• **EXTRACTED INFORMATION**
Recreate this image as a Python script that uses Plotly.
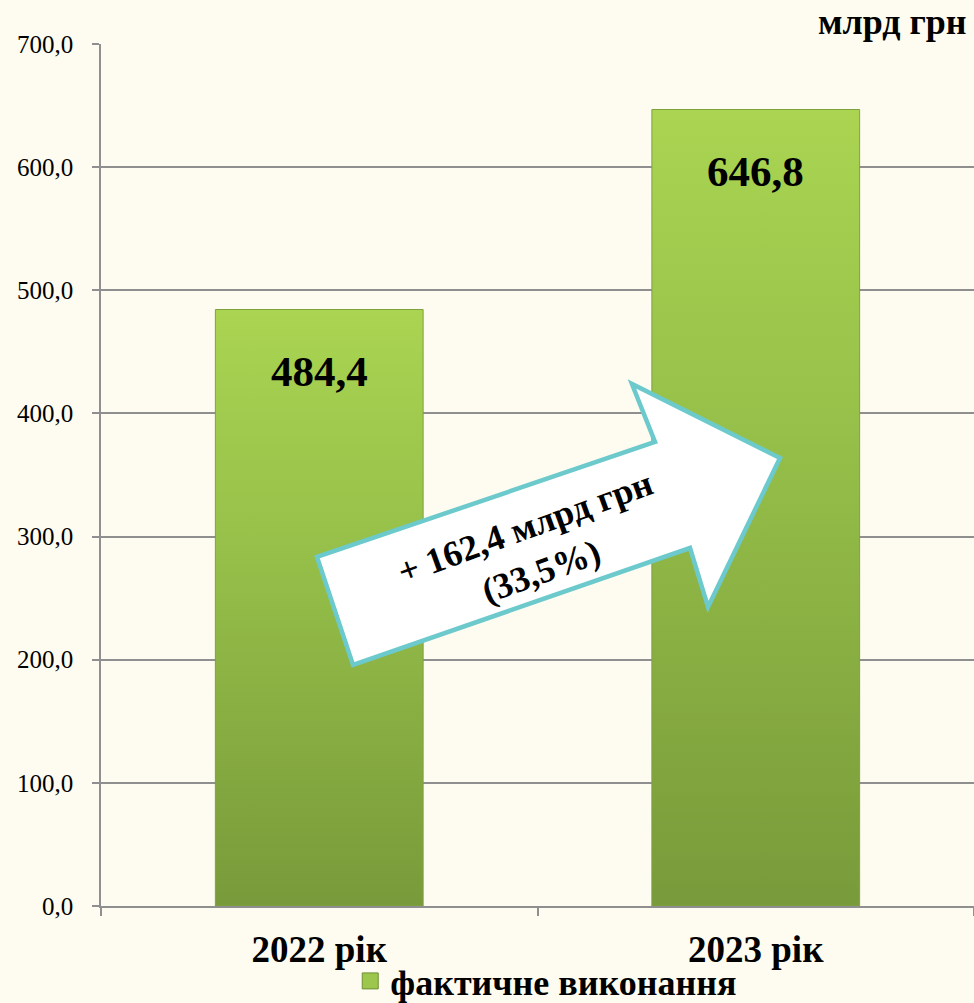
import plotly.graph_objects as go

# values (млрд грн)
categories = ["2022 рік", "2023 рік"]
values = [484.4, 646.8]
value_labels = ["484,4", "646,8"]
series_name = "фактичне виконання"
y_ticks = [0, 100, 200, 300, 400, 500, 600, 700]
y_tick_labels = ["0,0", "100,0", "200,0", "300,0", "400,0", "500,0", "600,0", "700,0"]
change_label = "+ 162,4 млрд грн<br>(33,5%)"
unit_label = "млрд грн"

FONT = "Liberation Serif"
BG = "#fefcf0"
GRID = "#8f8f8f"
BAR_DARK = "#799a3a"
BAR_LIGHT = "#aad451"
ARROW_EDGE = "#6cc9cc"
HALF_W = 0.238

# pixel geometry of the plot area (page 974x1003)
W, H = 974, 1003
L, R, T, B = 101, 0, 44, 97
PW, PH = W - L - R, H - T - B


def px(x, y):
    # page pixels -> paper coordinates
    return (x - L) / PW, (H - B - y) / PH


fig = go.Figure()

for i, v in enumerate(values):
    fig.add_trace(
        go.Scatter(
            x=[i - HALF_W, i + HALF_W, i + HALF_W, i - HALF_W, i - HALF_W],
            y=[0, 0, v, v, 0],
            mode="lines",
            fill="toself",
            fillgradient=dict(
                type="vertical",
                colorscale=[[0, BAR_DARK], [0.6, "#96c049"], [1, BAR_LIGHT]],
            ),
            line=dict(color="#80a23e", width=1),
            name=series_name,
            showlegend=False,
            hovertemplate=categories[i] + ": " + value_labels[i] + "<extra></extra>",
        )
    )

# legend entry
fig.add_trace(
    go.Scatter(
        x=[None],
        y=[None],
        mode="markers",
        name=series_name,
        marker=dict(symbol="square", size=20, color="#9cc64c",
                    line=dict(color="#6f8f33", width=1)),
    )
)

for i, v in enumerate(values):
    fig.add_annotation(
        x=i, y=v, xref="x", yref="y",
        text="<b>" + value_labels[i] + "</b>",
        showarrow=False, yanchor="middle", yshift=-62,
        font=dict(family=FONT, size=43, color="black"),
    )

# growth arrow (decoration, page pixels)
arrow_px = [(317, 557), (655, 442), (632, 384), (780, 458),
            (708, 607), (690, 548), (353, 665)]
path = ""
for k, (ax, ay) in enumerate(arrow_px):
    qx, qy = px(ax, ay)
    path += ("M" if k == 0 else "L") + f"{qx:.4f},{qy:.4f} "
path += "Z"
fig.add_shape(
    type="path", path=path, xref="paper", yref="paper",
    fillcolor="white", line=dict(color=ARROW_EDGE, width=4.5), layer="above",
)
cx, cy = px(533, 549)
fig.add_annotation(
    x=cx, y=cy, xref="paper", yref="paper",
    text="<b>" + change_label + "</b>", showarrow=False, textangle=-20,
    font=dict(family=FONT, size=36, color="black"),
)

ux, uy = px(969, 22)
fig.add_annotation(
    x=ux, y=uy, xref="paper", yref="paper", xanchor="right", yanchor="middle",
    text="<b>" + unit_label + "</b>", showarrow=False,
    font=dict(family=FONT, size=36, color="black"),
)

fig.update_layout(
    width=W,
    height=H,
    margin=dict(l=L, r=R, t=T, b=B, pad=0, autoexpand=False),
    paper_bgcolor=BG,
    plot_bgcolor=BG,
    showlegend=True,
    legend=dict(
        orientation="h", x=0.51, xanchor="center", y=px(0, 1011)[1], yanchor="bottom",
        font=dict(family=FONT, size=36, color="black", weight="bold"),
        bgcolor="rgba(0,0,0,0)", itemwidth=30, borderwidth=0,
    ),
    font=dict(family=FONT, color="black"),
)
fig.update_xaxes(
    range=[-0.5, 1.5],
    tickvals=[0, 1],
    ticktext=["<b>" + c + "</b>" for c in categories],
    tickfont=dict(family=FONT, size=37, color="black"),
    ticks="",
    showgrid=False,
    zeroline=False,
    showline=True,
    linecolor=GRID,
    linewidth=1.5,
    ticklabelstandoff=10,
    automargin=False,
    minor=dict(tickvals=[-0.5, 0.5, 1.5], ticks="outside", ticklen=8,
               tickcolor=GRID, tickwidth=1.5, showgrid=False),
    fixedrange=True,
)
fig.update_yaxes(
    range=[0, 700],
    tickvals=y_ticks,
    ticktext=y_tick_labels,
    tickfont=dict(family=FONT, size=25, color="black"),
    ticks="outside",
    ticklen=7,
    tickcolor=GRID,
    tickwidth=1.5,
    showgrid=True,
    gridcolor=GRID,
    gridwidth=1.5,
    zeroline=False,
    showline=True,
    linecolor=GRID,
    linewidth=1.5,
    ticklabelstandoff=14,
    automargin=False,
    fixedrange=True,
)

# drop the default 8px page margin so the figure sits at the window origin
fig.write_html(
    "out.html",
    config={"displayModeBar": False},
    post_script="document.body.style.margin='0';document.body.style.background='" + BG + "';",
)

...

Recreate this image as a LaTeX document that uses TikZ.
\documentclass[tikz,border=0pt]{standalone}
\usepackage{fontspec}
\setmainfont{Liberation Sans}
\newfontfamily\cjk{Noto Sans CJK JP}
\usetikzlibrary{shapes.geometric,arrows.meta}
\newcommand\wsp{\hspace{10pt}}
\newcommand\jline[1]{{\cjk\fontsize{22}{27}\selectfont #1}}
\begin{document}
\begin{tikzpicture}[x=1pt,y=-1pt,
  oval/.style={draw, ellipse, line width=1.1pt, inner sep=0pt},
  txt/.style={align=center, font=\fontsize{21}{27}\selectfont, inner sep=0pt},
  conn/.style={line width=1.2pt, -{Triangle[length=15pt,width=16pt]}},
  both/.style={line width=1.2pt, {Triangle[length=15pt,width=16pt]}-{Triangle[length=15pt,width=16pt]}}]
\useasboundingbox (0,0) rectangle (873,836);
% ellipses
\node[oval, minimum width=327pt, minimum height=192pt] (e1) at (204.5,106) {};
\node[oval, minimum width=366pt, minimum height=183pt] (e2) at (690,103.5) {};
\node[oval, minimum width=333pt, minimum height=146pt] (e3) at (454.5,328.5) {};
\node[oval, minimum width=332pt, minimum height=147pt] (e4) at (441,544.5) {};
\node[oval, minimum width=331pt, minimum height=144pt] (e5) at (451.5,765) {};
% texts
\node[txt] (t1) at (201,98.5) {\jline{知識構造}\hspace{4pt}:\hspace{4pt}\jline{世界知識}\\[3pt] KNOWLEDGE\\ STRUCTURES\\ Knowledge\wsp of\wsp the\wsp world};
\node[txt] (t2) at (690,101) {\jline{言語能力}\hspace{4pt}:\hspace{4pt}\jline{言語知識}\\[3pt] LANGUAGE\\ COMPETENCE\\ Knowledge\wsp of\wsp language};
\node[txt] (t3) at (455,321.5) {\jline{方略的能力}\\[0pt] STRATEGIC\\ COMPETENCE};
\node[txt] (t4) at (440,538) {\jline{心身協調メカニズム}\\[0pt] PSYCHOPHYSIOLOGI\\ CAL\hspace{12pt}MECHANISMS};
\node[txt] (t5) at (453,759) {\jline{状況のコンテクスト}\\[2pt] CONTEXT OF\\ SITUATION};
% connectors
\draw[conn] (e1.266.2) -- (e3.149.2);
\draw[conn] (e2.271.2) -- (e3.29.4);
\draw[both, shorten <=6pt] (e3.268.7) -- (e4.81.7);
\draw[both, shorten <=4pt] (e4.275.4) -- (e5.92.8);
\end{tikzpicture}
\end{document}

--

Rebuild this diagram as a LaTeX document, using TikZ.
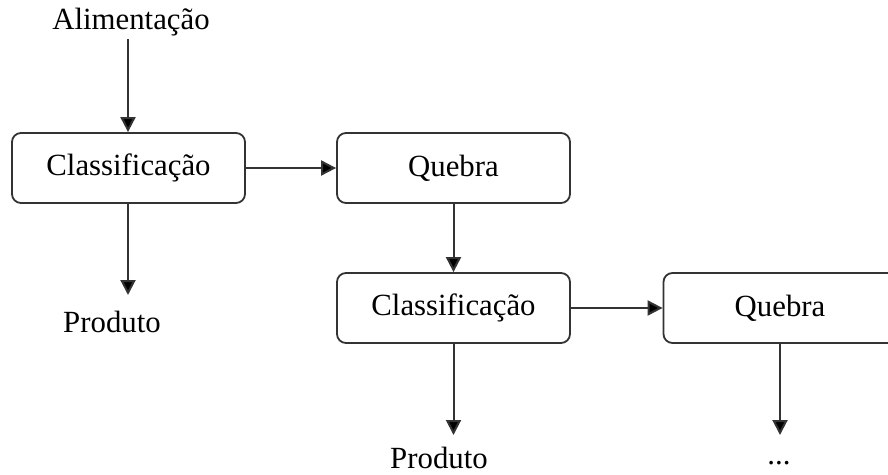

• **WORK TO COMPLETE**
Pictures do not belong in the copy. Reproduce exactly the lines from the one with "Recreate this image as a Python" to the one with "import plotly.graph_objects as go", both lines included.

• **OUTPUT FOR THIS EXERCISE**
Recreate this image as a Python script that uses Plotly.
import plotly.graph_objects as go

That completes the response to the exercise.